Under court order, juvenile trials aren’t open to the public and prosecutors aren’t allowed to release offenders’ names or mugshots. What’s more, Fulton is among a handful of Georgia counties that use a point system for juveniles, which means teens often can commit a number of crimes – from car thefts to break-ins – before they risk being locked up. Nearly all newspapers, including this one, observe the protocol of not identifying underage offenders.

But the private citizens who use the Buzz are under no such prohibition. Some have shot and posted paparazzi-style photos of alleged young perps-in-training.
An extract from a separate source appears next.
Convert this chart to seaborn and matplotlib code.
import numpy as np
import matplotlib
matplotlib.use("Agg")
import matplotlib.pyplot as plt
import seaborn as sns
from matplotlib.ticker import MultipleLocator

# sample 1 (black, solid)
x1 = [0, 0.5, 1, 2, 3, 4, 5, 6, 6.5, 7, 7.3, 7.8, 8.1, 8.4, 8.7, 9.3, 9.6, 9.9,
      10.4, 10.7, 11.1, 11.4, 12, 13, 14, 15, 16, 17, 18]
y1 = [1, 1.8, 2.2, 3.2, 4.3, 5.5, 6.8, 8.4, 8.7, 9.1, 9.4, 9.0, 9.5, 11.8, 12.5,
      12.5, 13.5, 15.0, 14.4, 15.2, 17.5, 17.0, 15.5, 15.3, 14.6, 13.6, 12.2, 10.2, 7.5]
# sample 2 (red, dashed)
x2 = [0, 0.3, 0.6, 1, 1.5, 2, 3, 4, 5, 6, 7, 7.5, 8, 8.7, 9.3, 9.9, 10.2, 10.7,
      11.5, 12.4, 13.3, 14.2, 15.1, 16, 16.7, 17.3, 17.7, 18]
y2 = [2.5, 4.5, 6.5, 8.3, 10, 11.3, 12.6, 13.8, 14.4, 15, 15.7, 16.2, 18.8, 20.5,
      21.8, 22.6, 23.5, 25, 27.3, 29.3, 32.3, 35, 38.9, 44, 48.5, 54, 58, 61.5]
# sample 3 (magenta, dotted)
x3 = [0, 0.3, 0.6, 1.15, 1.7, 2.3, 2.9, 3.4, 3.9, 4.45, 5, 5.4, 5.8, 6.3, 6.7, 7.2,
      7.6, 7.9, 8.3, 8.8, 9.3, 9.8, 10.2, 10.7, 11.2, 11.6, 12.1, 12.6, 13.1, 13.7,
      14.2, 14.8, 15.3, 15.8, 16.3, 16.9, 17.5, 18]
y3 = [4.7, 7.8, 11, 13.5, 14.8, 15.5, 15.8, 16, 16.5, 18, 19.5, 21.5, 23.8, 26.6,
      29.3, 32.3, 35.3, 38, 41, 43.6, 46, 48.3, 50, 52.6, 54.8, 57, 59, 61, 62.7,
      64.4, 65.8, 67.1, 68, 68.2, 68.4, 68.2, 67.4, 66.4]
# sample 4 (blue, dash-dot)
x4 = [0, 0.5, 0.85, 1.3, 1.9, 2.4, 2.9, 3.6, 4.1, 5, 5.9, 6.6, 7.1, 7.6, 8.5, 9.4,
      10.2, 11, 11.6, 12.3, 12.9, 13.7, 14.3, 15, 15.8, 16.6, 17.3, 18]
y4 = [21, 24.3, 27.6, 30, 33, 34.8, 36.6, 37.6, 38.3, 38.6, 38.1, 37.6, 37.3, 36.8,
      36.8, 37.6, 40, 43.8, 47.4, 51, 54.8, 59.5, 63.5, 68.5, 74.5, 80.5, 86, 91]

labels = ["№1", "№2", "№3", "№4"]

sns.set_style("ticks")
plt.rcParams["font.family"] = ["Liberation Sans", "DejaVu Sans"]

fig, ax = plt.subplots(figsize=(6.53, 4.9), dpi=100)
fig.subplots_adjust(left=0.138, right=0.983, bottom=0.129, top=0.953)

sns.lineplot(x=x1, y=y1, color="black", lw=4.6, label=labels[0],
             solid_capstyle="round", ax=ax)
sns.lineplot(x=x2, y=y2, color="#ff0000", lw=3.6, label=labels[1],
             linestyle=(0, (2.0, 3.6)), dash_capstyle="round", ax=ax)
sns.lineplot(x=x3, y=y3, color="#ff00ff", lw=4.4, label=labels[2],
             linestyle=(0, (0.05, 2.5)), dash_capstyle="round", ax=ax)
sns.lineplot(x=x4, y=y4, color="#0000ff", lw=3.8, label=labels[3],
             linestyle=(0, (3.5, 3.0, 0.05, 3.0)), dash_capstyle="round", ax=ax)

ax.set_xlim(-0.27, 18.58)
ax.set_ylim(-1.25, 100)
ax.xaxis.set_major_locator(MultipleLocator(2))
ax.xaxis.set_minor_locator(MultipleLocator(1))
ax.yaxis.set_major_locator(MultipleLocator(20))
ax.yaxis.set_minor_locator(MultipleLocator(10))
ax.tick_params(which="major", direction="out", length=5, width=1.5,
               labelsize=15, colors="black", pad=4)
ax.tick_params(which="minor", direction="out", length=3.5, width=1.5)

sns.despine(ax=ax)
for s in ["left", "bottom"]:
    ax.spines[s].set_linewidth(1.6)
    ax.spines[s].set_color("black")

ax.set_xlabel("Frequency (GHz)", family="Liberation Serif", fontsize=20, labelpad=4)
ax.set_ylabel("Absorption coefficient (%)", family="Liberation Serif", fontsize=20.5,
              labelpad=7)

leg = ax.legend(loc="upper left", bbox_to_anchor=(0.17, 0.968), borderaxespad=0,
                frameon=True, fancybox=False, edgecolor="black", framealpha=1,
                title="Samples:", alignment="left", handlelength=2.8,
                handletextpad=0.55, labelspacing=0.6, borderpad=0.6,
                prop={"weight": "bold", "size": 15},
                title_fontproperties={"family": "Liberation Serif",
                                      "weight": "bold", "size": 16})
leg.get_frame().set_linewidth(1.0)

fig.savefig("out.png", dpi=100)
One alleged teen car thief has become so well known in East Atlanta, he can’t go for a walk without getting the Buzz buzzing.

“He’s almost become a public figure by this point,” Womack jokes. “There’s such a frustration with the juvenile justice system that even the cops talk fairly openly with neighbors about teen gangs.”

The idea behind all these efforts is not to duplicate or replace the work of hired security patrols, such as those in Grant Park or East Atlanta – or the city’s newest, the Trolley Patrol, which covers Ormewood Park, Benteen Park and Woodland Hills – explains Lewis Cartee, who coordinates SAFE’s neighborhood watch program.

Instead, he says, it’s to fill in the gaps where those programs and a stretched-thin police force can’t cover. As neighbors become better acquainted with each other and more aware of their surroundings, they decrease their chance of becoming victims.

Says Cartee: “The goal is to let the criminals know that folks in these neighborhoods are paying attention.”